Claudia ha sobrevivido al fuego de los dragones armada desde la serenidad, al menos aparentemente, y parece refugiada en un mundo interior que alimenta sueños de celebridad. A poco que le soplen los vientos propicios que le tengo encargados a Eolo desde su nacimiento bajo pena capital si incumple su protección, los conseguirá. Tiene talento, es inteligente y muy disciplinada. Pero arranca un vuelo que inevitablemente estará lleno de turbulencias, y aunque su ingeniería está hecha en acero y titanio, la vida la irá terminando de instruir en cómo planear sin motor para aprovechar al máximo su combustible, o cuándo repostar. Ella sabe que siempre seré su pista de aterrizaje disponible cuando necesite hacer una escala técnica.
Pero si
algo me supuso una revelación en esa función de fin de curso, fue descubrir de
un modo muy elocuente, que Claudia y sus compañeros salían airosos de su travesía
por el túnel del tiempo. Eran hombres y mujeres, capaces de transmitir
emociones adultas, con la ilusión del porvenir gozoso dibujada en escorzo en
sus rostros.

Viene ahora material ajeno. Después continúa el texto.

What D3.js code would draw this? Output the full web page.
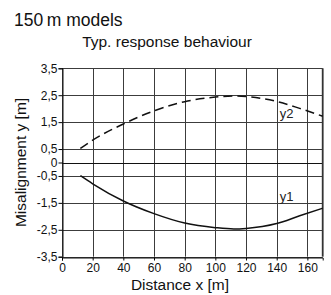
<!DOCTYPE html>
<html>
<head>
<meta charset="utf-8">
<script src="https://cdn.jsdelivr.net/npm/d3@7"></script>
<style>
  body { margin: 0; background: #fff; }
  svg { font-family: "Liberation Sans", Arial, Helvetica, sans-serif; }
</style>
</head>
<body>
<script>
// datos
var distancia = [12, 20, 40, 60, 80, 100, 112, 120, 140, 155, 170]
var y2 = [0.52, 0.83, 1.43, 1.92, 2.26, 2.43, 2.47, 2.45, 2.27, 2.01, 1.72]
var y1 = [-0.49, -0.79, -1.43, -1.90, -2.25, -2.42, -2.47, -2.45, -2.27, -1.98, -1.70]
var ticksX = [0, 20, 40, 60, 80, 100, 120, 140, 160]
var ticksY = [3.5, 2.5, 1.5, 0.5, 0, -0.5, -1.5, -2.5, -3.5]

var width = 331, height = 295,
    margin = { top: 68.3, right: 8.3, bottom: 38.3, left: 62 },
    gridColor = "#3c3c3c"

var svg = d3.select("body")
  .append("svg")
  .attr("width", width)
  .attr("height", height)

var x = d3.scaleLinear()
  .domain([0, 170])
  .range([margin.left, width - margin.right])

var y = d3.scaleLinear()
  .domain([-3.5, 3.5])
  .range([height - margin.bottom, margin.top])

// posiciones nitidas para lineas de 1px
var px = v => Math.round(v) + 0.5

// rejilla
svg.append("g")
  .selectAll("line")
  .data(ticksX)
  .enter()
  .append("line")
  .attr("x1", d => px(x(d))).attr("x2", d => px(x(d)))
  .attr("y1", y(3.5)).attr("y2", y(-3.5))
  .attr("stroke", gridColor)
  .attr("stroke-width", 1)

svg.append("g")
  .selectAll("line")
  .data(ticksY)
  .enter()
  .append("line")
  .attr("x1", x(0)).attr("x2", x(170))
  .attr("y1", d => px(y(d))).attr("y2", d => px(y(d)))
  .attr("stroke", d => d == 0 ? "#111" : gridColor)
  .attr("stroke-width", 1)

// borde derecho
svg.append("line")
  .attr("x1", x(170)).attr("x2", x(170))
  .attr("y1", y(3.5)).attr("y2", y(-3.5))
  .attr("stroke", "#333")
  .attr("stroke-width", 1.8)

// ejes
var fmt = d => d3.format("")(d).replace(".", ",").replace("−", "-")

svg.append("g")
  .attr("transform", "translate(0," + px(y(-3.5)) + ")")
  .call(d3.axisBottom(x).tickValues(ticksX).tickSize(3).tickPadding(3).tickFormat(fmt))
  .call(g => g.select(".domain").attr("stroke", "#111"))
  .call(g => g.selectAll("text").attr("font-size", 12).attr("fill", "#111"))

svg.append("g")
  .attr("transform", "translate(" + px(x(0)) + ",0)")
  .call(d3.axisLeft(y).tickValues(ticksY).tickSize(4).tickPadding(1).tickFormat(fmt))
  .call(g => g.select(".domain").attr("stroke", "#111"))
  .call(g => g.selectAll("text").attr("font-size", 12).attr("fill", "#111"))

// curvas
var linea = serie => d3.line()
  .x((d, i) => x(distancia[i]))
  .y(d => y(d))
  .curve(d3.curveMonotoneX)(serie)

svg.append("path")
  .attr("d", linea(y2))
  .attr("fill", "none")
  .attr("stroke", "#111")
  .attr("stroke-width", 1.5)
  .attr("stroke-dasharray", "9,5")

svg.append("path")
  .attr("d", linea(y1))
  .attr("fill", "none")
  .attr("stroke", "#111")
  .attr("stroke-width", 1.5)

// etiquetas de series
svg.append("text").attr("x", x(142)).attr("y", y(1.5) - 4)
  .attr("font-size", 13).attr("fill", "#222").text("y2")
svg.append("text").attr("x", x(142)).attr("y", y(-1.5) - 2)
  .attr("font-size", 13).attr("fill", "#222").text("y1")

// titulos
svg.append("text").attr("x", 14).attr("y", 26)
  .attr("font-size", 17.5).attr("fill", "#111").text("150\u2009m models")

svg.append("text").attr("x", 167).attr("y", 46.5)
  .attr("text-anchor", "middle")
  .attr("font-size", 15.5).attr("fill", "#111").text("Typ. response behaviour")

svg.append("text").attr("x", 180).attr("y", 290)
  .attr("text-anchor", "middle")
  .attr("font-size", 15.5).attr("fill", "#111").text("Distance x [m]")

svg.append("text")
  .attr("transform", "translate(26," + y(0) + ") rotate(-90)")
  .attr("text-anchor", "middle")
  .attr("font-size", 15.5).attr("fill", "#111").text("Misalignment y [m]")
</script>
</body>
</html>
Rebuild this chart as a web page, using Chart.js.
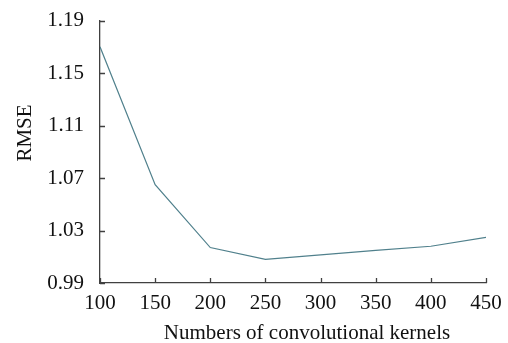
<!DOCTYPE html>
<html>
<head>
<meta charset="utf-8">
<script src="https://cdn.jsdelivr.net/npm/chart.js@4/dist/chart.umd.min.js"></script>
<style>
  html, body { margin: 0; padding: 0; background: #fff; }
  #wrap { width: 508px; height: 343px; }
</style>
</head>
<body>
<div id="wrap"><canvas id="chart"></canvas></div>
<script>
// data
const kernelCounts = [100, 150, 200, 250, 300, 350, 400, 450];
const rmseValues = [1.170, 1.065, 1.017, 1.008, 1.0115, 1.0148, 1.018, 1.0248];

const xTitle = "Numbers of convolutional kernels";
const yTitle = "RMSE";

const axisColor = "#404040";
const lineColor = "#50808c";
const font = "'Liberation Serif', 'Times New Roman', serif";

// short tick marks pointing into the plot, plus axis titles
const axisExtras = {
  id: "axisExtras",
  afterDraw(chart) {
    const { ctx, chartArea, scales } = chart;
    ctx.save();
    ctx.strokeStyle = axisColor;
    ctx.lineWidth = 1.3;
    ctx.beginPath();
    scales.x.ticks.forEach((t, i) => {
      const px = Math.round(scales.x.getPixelForTick(i)) + 0.5;
      ctx.moveTo(px, chartArea.bottom);
      ctx.lineTo(px, chartArea.bottom - 5);
    });
    scales.y.ticks.forEach((t, i) => {
      const py = Math.round(scales.y.getPixelForTick(i)) + 0.5;
      ctx.moveTo(chartArea.left, py);
      ctx.lineTo(chartArea.left + 5, py);
    });
    ctx.stroke();

    ctx.fillStyle = "#111";
    ctx.font = "21px " + font;
    ctx.textAlign = "center";
    ctx.textBaseline = "middle";
    ctx.fillText(xTitle, 307, 333);

    ctx.translate(25, 133);
    ctx.rotate(-Math.PI / 2);
    ctx.fillText(yTitle, 0, 0);
    ctx.restore();
  }
};

new Chart(document.getElementById("chart"), {
  type: "line",
  data: {
    datasets: [{
      data: kernelCounts.map((k, i) => ({ x: k, y: rmseValues[i] })),
      borderColor: lineColor,
      borderWidth: 1.2,
      pointRadius: 0,
      tension: 0,
      fill: false
    }]
  },
  options: {
    responsive: true,
    maintainAspectRatio: false,
    animation: false,
    layout: { padding: { top: 14, right: 22, left: 0, bottom: 0 } },
    plugins: { legend: { display: false }, tooltip: { enabled: false } },
    scales: {
      x: {
        type: "linear",
        min: 100,
        max: 450,
        ticks: { stepSize: 50, color: "#111", padding: 0, font: { family: font, size: 21 }, maxRotation: 0 },
        grid: { display: false },
        border: { display: true, color: axisColor, width: 1.3 },
        afterFit: (s) => { s.height = 60; }
      },
      y: {
        min: 0.99,
        max: 1.19,
        ticks: {
          stepSize: 0.02,
          color: "#111",
          padding: 8,
          font: { family: font, size: 21 },
          callback: (v, i) => (i % 2 === 0 ? v.toFixed(2) : "")
        },
        grid: { display: false },
        border: { display: true, color: axisColor, width: 1.3 },
        afterFit: (s) => { s.width = 100; }
      }
    }
  },
  plugins: [axisExtras]
});
</script>
</body>
</html>
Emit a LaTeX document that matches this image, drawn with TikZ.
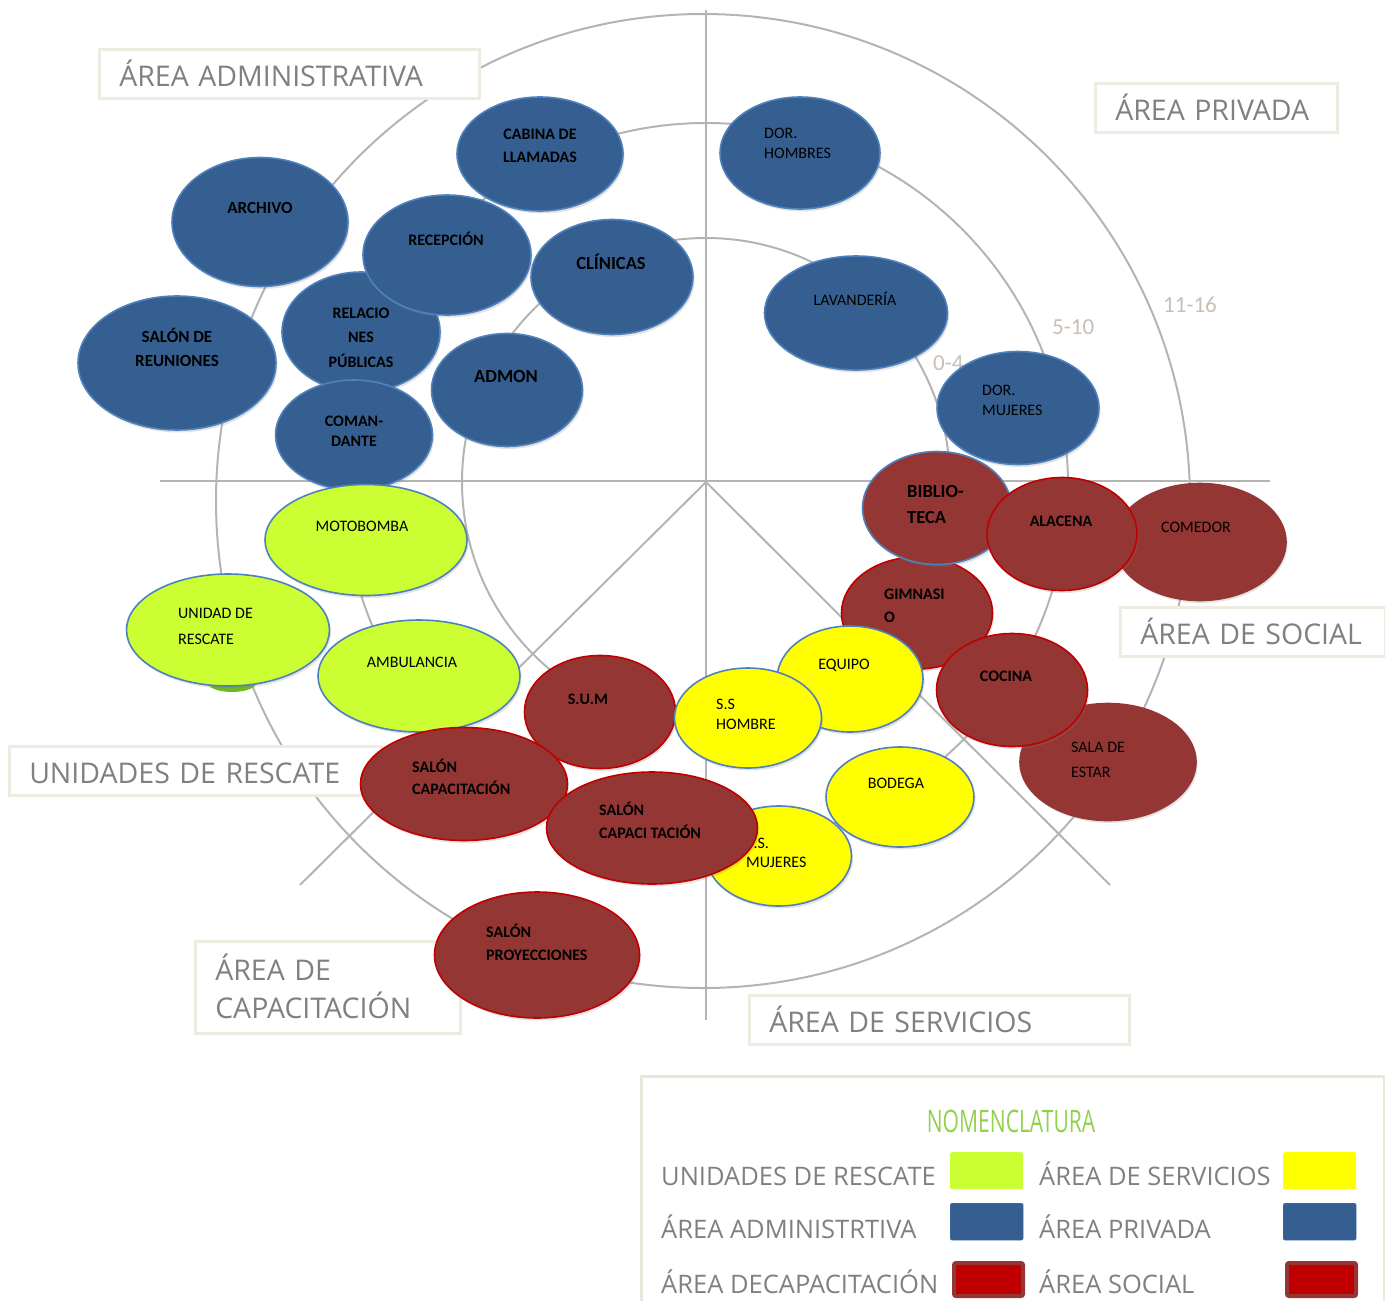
\documentclass[tikz,border=0pt]{standalone}
\usepackage{fontspec}
\setmainfont{Carlito}
\newfontfamily\opensans{Open Sans}
\usetikzlibrary{shapes.geometric,shadows}
\definecolor{azul}{HTML}{365F91}
\definecolor{azulb}{HTML}{4F81BD}
\definecolor{verde}{HTML}{CCFF33}
\definecolor{verdeosc}{HTML}{6FB81E}
\definecolor{amarillo}{HTML}{FFFF00}
\definecolor{rojo}{HTML}{943634}
\definecolor{rojob}{HTML}{C00000}
\definecolor{gris}{HTML}{808080}
\definecolor{lineagris}{HTML}{B4B4B4}
\definecolor{beige}{HTML}{EEECE1}
\definecolor{verdeclaro}{HTML}{E5EAD8}
\definecolor{verdetit}{HTML}{92D050}
\definecolor{tinta}{HTML}{C8BFB6}
\begin{document}
\begin{tikzpicture}[x=1pt,y=-1pt,
  linea/.style={draw=lineagris,line width=2pt},
  sala/.style={ellipse,inner sep=0pt,line width=1.6pt,drop shadow={opacity=.22,shadow xshift=1.5pt,shadow yshift=-2.5pt}},
  wh/.style 2 args={minimum width=#1pt,minimum height=#2pt},
  adm/.style={sala,fill=azul,draw=azulb},
  res/.style={sala,fill=verde,draw=azulb},
  ser/.style={sala,fill=amarillo,draw=azulb},
  soc/.style={sala,fill=rojo,draw=rojob},
  tb/.style={anchor=base,align=center,inner sep=0pt,font=\fontsize{16}{23}\selectfont\bfseries},
  tbl/.style={tb,anchor=base west,align=left},
  tr/.style={tb,font=\fontsize{16}{20}\selectfont},
  trl/.style={tr,anchor=base west,align=left},
  rango/.style={anchor=base west,inner sep=0pt,text=tinta,font=\fontsize{23}{23}\selectfont},
  caja/.style={draw=beige,line width=2.5pt,fill=white,text=gris,font=\opensans\fontsize{28.5}{38}\selectfont,
    anchor=north west,inner xsep=20pt,inner ysep=0pt,align=left,text height=25pt,text depth=0pt,minimum height=49pt},
  ley/.style={anchor=base west,inner sep=0pt,text=gris,font=\opensans\fontsize{25.5}{30}\selectfont},
  muestra/.style={anchor=north west,minimum width=73pt,minimum height=37pt,inner sep=0pt,rounded corners=2pt}]
\useasboundingbox (0,0) rectangle (1385,1301);
% circles and axes
\coordinate (centro) at (706,482);
\coordinate (norte) at (706,10);
\coordinate (sur) at (706,1020);
\coordinate (oeste) at (160,481);
\coordinate (este) at (1270,481);
\coordinate (so) at (300,885);
\coordinate (se) at (1110,885);
\draw[linea] (centro) circle [radius=244];
\draw[linea] (706,485) circle [radius=362];
\draw[linea] (703,501) circle [radius=487];
\draw[linea] (norte) -- (sur);
\draw[linea] (oeste) -- (este);
\draw[linea] (so) -- (centro) -- (se);
\node[rango] (r1) at (933,370) {0-4};
\node[rango] (r2) at (1052,334) {5-10};
\node[rango] (r3) at (1163,312) {11-16};
% area labels
\node[caja,text width=340pt] (b-adm) at (98,48) {ÁREA ADMINISTRATIVA};
\node[caja,text width=202pt] (b-priv) at (1094,82) {ÁREA PRIVADA};
\node[caja,text width=225pt] (b-soc) at (1119,606) {ÁREA DE SOCIAL};
\node[caja,text width=332pt] (b-res) at (8,745) {UNIDADES DE RESCATE};
\node[caja,text width=340pt] (b-serv) at (748,994) {ÁREA DE SERVICIOS};
\node[caja,text width=225pt,minimum height=92pt,text depth=38pt] (b-cap) at (194,940) {ÁREA DE\\CAPACITACIÓN};
% administrative and private rooms (multi-line texts sit on their last line)
\node[adm,wh={198}{134}] (reuniones) at (177,363) {};
\node[tb,font=\fontsize{17}{24}\selectfont\bfseries] (reuniones-t) at (177,366) {SALÓN DE\\REUNIONES};
\node[adm,wh={176}{129}] (archivo) at (260,222) {};
\node[tb,font=\fontsize{17}{24}\selectfont\bfseries] (archivo-t) at (260,213) {ARCHIVO};
\node[adm,wh={158}{120}] (relaciones) at (361,332) {};
\node[tb,font=\fontsize{16}{24.5}\selectfont\bfseries] (relaciones-t) at (361,367) {RELACIO\\NES\\PÚBLICAS};
\node[adm,wh={166}{114}] (cabina) at (540,154) {};
\node[tb] (cabina-t) at (540,162) {CABINA DE\\LLAMADAS};
\node[adm,wh={168}{120}] (recepcion) at (447,255) {};
\node[tb] (recepcion-t) at (446,245) {RECEPCIÓN};
\node[adm,wh={162}{115}] (clinicas) at (612,277) {};
\node[tb,font=\fontsize{18.5}{24}\selectfont\bfseries] (clinicas-t) at (611,269) {CLÍNICAS};
\node[adm,wh={151}{113}] (admon) at (507,390) {};
\node[tb,font=\fontsize{18.5}{24}\selectfont\bfseries] (admon-t) at (506,382) {ADMON};
\node[adm,wh={157}{110}] (comandante) at (354,435) {};
\node[tb,font=\fontsize{16}{20}\selectfont\bfseries] (comandante-t) at (354,446) {COMAN-\\DANTE};
\node[adm,wh={160}{112}] (dorh) at (800,153) {};
\node[trl] (dorh-t) at (764,158) {DOR.\\HOMBRES};
\node[adm,wh={183}{114}] (lavanderia) at (856,313) {};
\node[tr] (lavanderia-t) at (855,305) {LAVANDERÍA};
\node[adm,wh={162}{113}] (dorm) at (1018,408) {};
\node[trl] (dorm-t) at (982,415) {DOR.\\MUJERES};
% rescue units
\fill[verdeosc] (232,683) ellipse [x radius=24, y radius=9];
\node[res,wh={202}{111}] (motobomba) at (366,540) {};
\node[tr] (motobomba-t) at (362,531) {MOTOBOMBA};
\node[res,wh={203}{112}] (unidad) at (228,630) {};
\node[trl,font=\fontsize{16}{26}\selectfont] (unidad-t) at (178,644) {UNIDAD DE\\RESCATE};
\node[res,wh={202}{112}] (ambulancia) at (419,676) {};
\node[tr] (ambulancia-t) at (412,667) {AMBULANCIA};
% social and training rooms
\node[soc,draw=rojo,wh={172}{117}] (comedor) at (1200,542) {};
\node[tr] (comedor-t) at (1196,532) {COMEDOR};
\node[soc,wh={151}{112}] (gimnasio) at (917,613) {};
\node[tbl] (gimnasio-t) at (884,622) {GIMNASI\\O};
\node[soc,draw=azulb,wh={149}{113}] (biblioteca) at (937,508) {};
\node[tbl,font=\fontsize{18.5}{26}\selectfont\bfseries] (biblioteca-t) at (907,523) {BIBLIO-\\TECA};
\node[soc,wh={150}{113}] (alacena) at (1062,534) {};
\node[tb] (alacena-t) at (1061,526) {ALACENA};
\node[soc,draw=rojo,wh={176}{117}] (estar) at (1108,762) {};
\node[trl,font=\fontsize{16}{25}\selectfont] (estar-t) at (1071,777) {SALA DE\\ESTAR};
\node[soc,wh={151}{113}] (cocina) at (1012,690) {};
\node[tb] (cocina-t) at (1006,681) {COCINA};
\node[soc,wh={151}{113}] (sum) at (600,712) {};
\node[tb] (sum-t) at (588,704) {S.U.M};
\node[soc,wh={207}{113}] (capacitacion) at (464,784) {};
\node[tbl,font=\fontsize{16}{22}\selectfont\bfseries] (capacitacion-t) at (412,794) {SALÓN\\CAPACITACIÓN};
\node[soc,wh={205}{126}] (proyecciones) at (537,955) {};
\node[tbl] (proyecciones-t) at (486,960) {SALÓN\\PROYECCIONES};
% services
\node[ser,wh={146}{106}] (equipo) at (850,679) {};
\node[tr] (equipo-t) at (844,669) {EQUIPO};
\node[ser,wh={147}{100}] (sshombres) at (748,718) {};
\node[trl] (sshombres-t) at (716,729) {S.S\\HOMBRE};
\node[ser,wh={148}{100}] (bodega) at (900,797) {};
\node[tr] (bodega-t) at (896,788) {BODEGA};
\node[ser,wh={145}{100}] (ssmujeres) at (779,856) {};
\node[trl,font=\fontsize{16}{19}\selectfont] (ssmujeres-t) at (746,867) {S.S.\\MUJERES};
\node[soc,wh={211}{112}] (capacitacion2) at (652,828) {};
\node[tbl] (capacitacion2-t) at (599,838) {SALÓN\\CAPACI TACIÓN};
% legend
\node[draw=verdeclaro,line width=2.5pt,anchor=north west,minimum width=743pt,minimum height=240pt,inner sep=0pt] (nomenclatura) at (640,1075) {};
\node[anchor=base,inner sep=0pt,text=verdetit,font=\opensans\fontsize{31}{31}\selectfont] (titulo) at (1011,1132) {\scalebox{0.68}[1]{NOMENCLATURA}};
\node[ley] (l-res) at (661,1185) {UNIDADES DE RESCATE};
\node[ley] (l-adm) at (661,1238) {ÁREA ADMINISTRTIVA};
\node[ley] (l-cap) at (661,1293) {ÁREA DECAPACITACIÓN};
\node[ley] (l-serv) at (1039,1185) {ÁREA DE SERVICIOS};
\node[ley] (l-priv) at (1039,1238) {ÁREA PRIVADA};
\node[ley] (l-soc) at (1039,1293) {ÁREA SOCIAL};
\node[muestra,fill=verde] (m-res) at (950,1152) {};
\node[muestra,fill=amarillo] (m-serv) at (1283,1152) {};
\node[muestra,fill=azul,draw=azulb!60!azul] (m-adm) at (950,1203) {};
\node[muestra,fill=azul,draw=azulb!60!azul] (m-priv) at (1283,1203) {};
\node[muestra,fill=rojob,draw=rojo,line width=4pt,minimum width=69pt,minimum height=33pt] (m-cap) at (952,1261) {};
\node[muestra,fill=rojob,draw=rojo,line width=4pt,minimum width=69pt,minimum height=33pt] (m-soc) at (1285,1261) {};
\end{tikzpicture}
\end{document}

Jóvenes formados en la solidez que sólo otorga el esfuerzo diario,
sacrificados conocedores de la importancia del estudio y del ensayo, sin
ignorar que el aplauso cálido al caer el telón sólo será verdadero cuando la
audiencia que les juzgue no sea la de los entregados amigos y familiares que
les protegen en las distancias cortas.
El mundo real que les espera a corto plazo se
llama Italia. Un merecido paréntesis imprescindible en su paladear vital, con
sabor a algodón de azúcar, que miran tan ilusionados como los niños que fueron
hasta antes de ayer frente a la tienda de chuches de la esquina.
El
siguiente evento en el tiempo, me llevó sin interrupción en el metro desde
Arturo Soria hasta la calle Pradillo, y tenía sobre el escenario un piano
afinado y los jóvenes alumnos de una escuela de música.
El talento
de Liam para las artes es incuestionable. Su a veces excesiva actividad no es
más que el fluir de una creatividad en ciernes necesitada de una correcta
canalización, sin duda a través de cualquier disciplina artística. Ante su
inicial negativa hacia la danza, por esa pervivencia estúpida de estereotipos ,
ha encontrado en la música en general y en el piano en particular, su parcela
de esparcimiento.
Acusa ya
Liam un sentido rítmico prodigioso, una cadencia exacta hacia los tiempos de
las melodías, incluso una posición artística de los brazos mientras ejecuta sus
piezas, rematado todo por un estilo inglés innato en el saludo y la presencia
sobre el escenario.
Sabemos que
le supone el enfrentamiento con el cansancio, que el camino de ese aprendizaje
es casi eterno, pero está en el momento de ser guiado antes de que él mismo
decida si lo abandona o lo continúa.
Andando
hubiera llegado. Mi decadente emocionalidad cogió la directa y se aceleró hacia
las butacas de dos teatros equidistantes en un breve lapso de tiempo. En ambos
empecé a aventurar el resultado. Sin el amor dado y recibido, todo podría haber
sido un conjunto vacío. Sólo mi henchido orgullo, mi nudo en la garganta y mi interior
llorar sin parar me dieron la automática respuesta a todos mis desvelos. Andando hubiera llegado. Corriendo si hubiera hecho falta. Por ellos, todo.